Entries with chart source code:
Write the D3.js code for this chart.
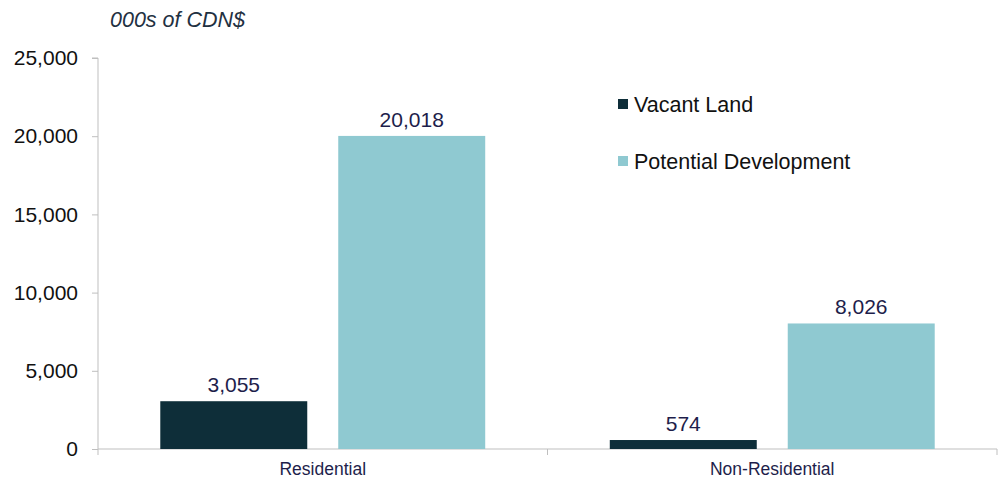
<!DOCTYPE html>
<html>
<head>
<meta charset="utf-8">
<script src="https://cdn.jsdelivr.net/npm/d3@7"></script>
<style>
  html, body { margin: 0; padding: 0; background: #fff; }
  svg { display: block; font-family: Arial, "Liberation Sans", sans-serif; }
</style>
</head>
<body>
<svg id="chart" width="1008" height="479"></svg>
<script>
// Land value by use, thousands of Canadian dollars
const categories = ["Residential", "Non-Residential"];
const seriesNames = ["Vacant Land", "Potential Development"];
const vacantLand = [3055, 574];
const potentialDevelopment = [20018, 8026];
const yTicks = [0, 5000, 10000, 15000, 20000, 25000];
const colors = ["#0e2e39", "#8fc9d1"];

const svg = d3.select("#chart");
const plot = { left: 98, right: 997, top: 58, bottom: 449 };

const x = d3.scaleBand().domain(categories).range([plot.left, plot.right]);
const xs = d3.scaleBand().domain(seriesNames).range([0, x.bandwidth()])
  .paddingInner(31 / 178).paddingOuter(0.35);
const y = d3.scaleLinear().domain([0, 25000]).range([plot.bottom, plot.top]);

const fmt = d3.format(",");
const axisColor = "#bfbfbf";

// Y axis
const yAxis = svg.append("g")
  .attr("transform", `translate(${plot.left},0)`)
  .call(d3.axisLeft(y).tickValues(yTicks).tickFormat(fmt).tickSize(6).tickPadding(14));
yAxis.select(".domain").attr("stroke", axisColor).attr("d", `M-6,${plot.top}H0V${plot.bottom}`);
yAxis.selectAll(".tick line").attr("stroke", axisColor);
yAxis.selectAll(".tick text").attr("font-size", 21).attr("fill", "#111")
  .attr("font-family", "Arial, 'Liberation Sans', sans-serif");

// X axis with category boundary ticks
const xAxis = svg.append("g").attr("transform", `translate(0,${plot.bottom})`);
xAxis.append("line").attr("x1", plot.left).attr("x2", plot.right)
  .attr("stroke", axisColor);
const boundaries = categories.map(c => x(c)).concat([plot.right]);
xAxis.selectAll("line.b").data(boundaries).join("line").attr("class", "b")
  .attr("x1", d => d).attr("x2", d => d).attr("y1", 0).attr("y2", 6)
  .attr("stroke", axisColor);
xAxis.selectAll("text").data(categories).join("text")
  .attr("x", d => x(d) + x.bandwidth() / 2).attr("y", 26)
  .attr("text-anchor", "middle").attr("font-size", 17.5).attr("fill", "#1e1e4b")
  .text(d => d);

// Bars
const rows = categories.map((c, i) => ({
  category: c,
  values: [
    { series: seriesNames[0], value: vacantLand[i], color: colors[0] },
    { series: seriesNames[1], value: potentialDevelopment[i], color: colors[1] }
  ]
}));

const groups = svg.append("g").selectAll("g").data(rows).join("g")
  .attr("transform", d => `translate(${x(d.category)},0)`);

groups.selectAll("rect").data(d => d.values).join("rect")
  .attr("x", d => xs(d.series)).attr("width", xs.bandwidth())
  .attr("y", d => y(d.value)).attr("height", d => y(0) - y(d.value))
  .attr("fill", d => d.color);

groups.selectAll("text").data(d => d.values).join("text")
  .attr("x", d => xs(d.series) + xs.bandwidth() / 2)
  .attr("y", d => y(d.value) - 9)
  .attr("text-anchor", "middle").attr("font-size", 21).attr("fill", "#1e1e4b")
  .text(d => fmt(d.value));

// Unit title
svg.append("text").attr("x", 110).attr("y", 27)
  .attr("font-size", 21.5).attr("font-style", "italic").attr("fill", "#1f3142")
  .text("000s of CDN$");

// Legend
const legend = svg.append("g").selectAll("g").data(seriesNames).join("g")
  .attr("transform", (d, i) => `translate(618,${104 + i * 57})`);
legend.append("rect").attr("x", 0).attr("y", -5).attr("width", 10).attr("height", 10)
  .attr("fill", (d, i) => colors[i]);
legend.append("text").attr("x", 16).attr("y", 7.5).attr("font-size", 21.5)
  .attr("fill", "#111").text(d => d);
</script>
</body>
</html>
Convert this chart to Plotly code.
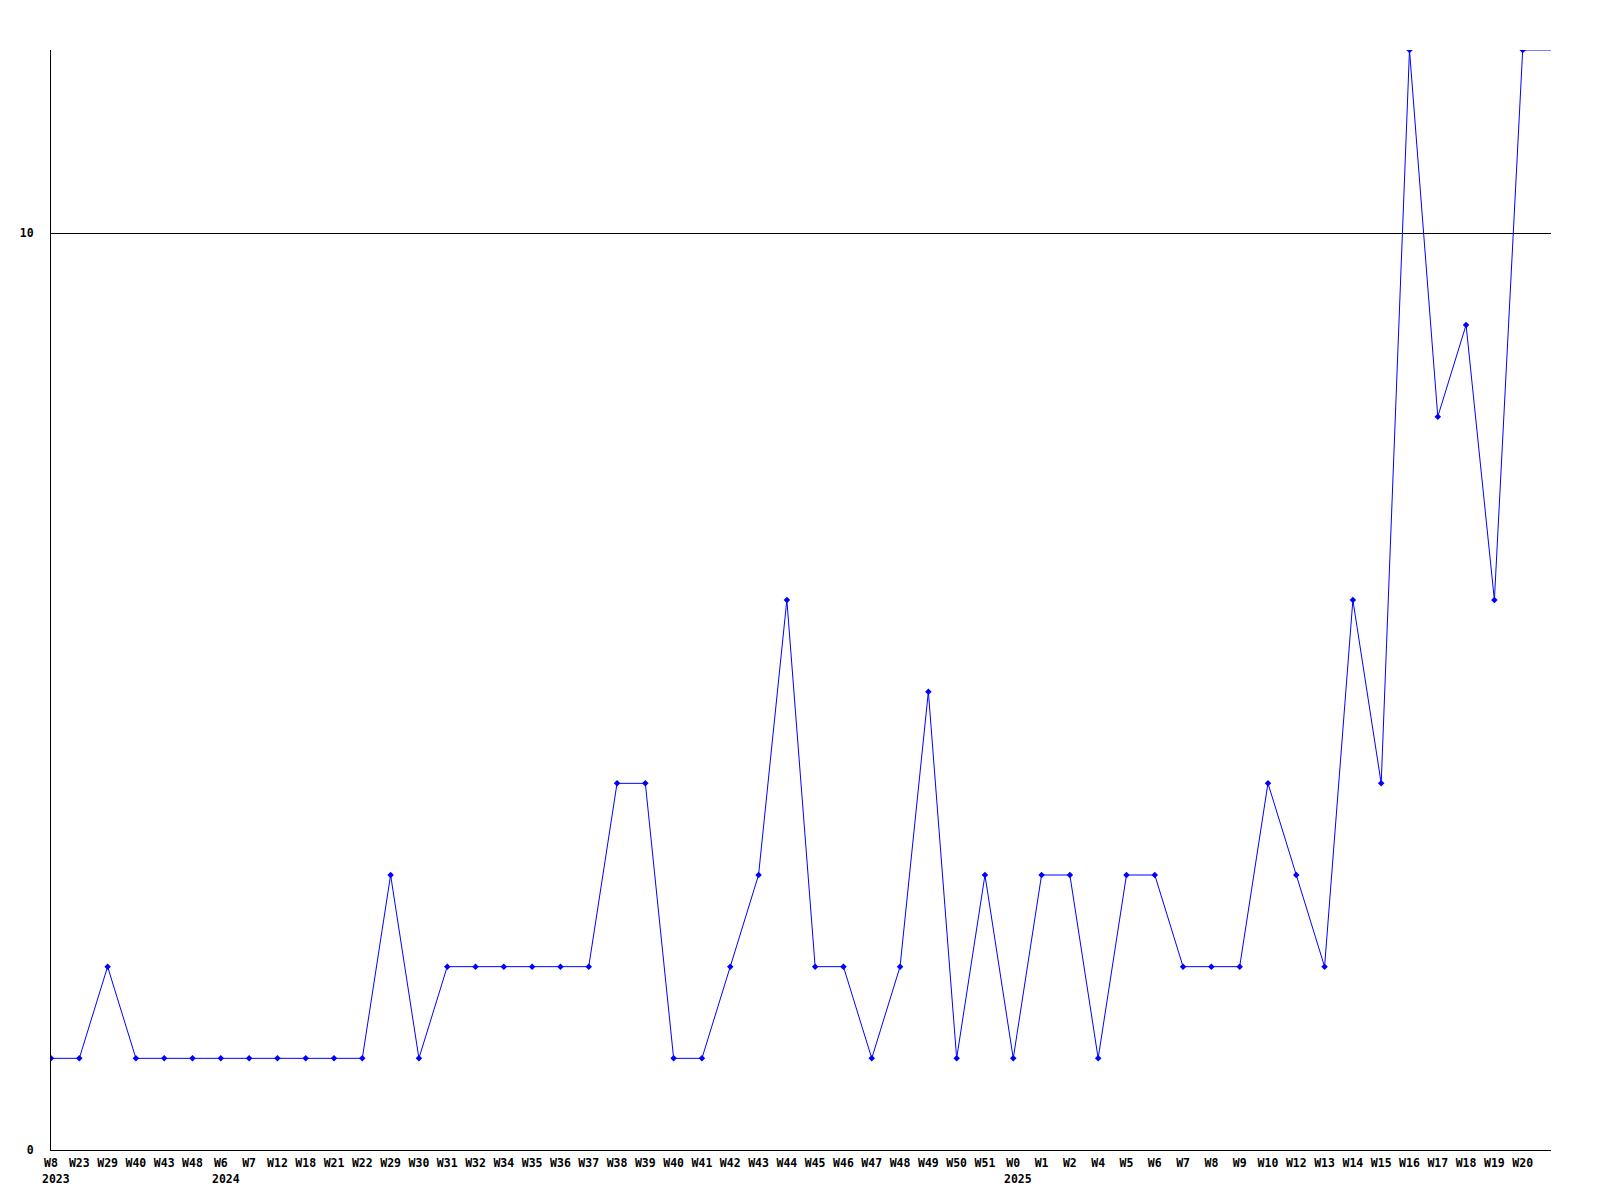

**Given exercise**: Show all lines from the listing above in which "this" appears.

**Finished task**:
Write the D3.js code for this chart.
Convert this chart to Plotly code.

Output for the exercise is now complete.